По истечении инкубационного периода болезни персонажи не только звереют и характерно зависают на полушаге, но и покрываются струпьями и нарывами, что как будто логично для ремейка картины Джорджа А. Ромеро, главного человека по зомби-эстетике в мировом кино. В оригинальных «Безумцах» 1973 года, раннем пункте его фильмографии, между тем никаких зомби не было, и вообще фильм стал для мастера, всегда имевшего в виду социальный аспект, в первую очередь политическим высказыванием по широкому спектру вопросов, от бездушности прогресса до войны во Вьетнаме. Режиссер новой картины Брек Айснер не то чтобы избавляется от дополнительной идеологической комплектации вовсе, но сильно ее облегчает. Так и в его удачном приключенческом экшене «Сахара» привычно актуальная тема удручающего состояния медицины в Африке становилась для героев лишь поводом для того, чтобы хорошенько и бездумно побегать. Сожалеть о нетрепетном отношении к оригиналу, однако, не приходится, поскольку первые «Безумцы» -- кино совсем не замечательное и даже, на худой конец, не культовое.

Любовь и смерть

Благодаря новинкам жанра (тут и «Носители», и «Книга Илая») тематически ориентированный зритель уже как-то попривык наблюдать мир в состоянии постапокалиптического похмелья, тягостность которого лишь намекает, насколько все было бодрячком в момент оставшегося за кадром катаклизма. Тогда как Айснер с удовольствием накрывает банкетную поляну и выписывает картину бедствия то с размахом малярным валиком, то заподлицо тонюсенькой беличьей кисточкой. С одной стороны, не стремясь показаться оригиналом, режиссер демонстрирует набитый бесплатными продуктами безлюдный супермаркет, который в десятках фильмов призван свидетельствовать о факте наступления, увы, не коммунизма, но конца света. С другой -- расцвечивает повествование не всегда функциональными, но элегантными и создающими настроение загогулинами: то запустит в амбаре сеялку, то самостоятельную электрическую пилу в морге, а то вывезет в кадр сделать кружок на велике леденяще-легкомысленную тетеньку.

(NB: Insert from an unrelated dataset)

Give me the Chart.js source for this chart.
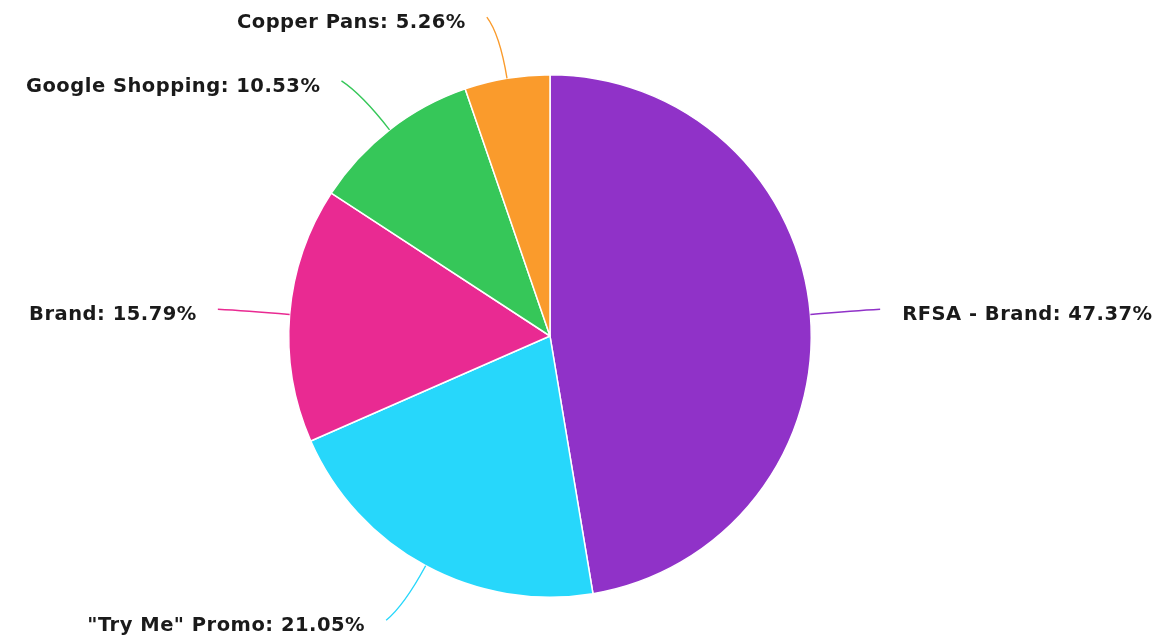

Удачен и гуманистический финал. В нем постановщик убивает двух драматургических зайцев, давая понять, что по-настоящему сильная любовь хороша не только как стимул в преодолении неприятностей, но и как тихо булькающая отрава, которая обеспечивает цивилизации кирдык с большей гарантией, чем любая выведенная учеными химическая дрянь. Даниилу Ивановичу такой ход мысли показался бы интересным.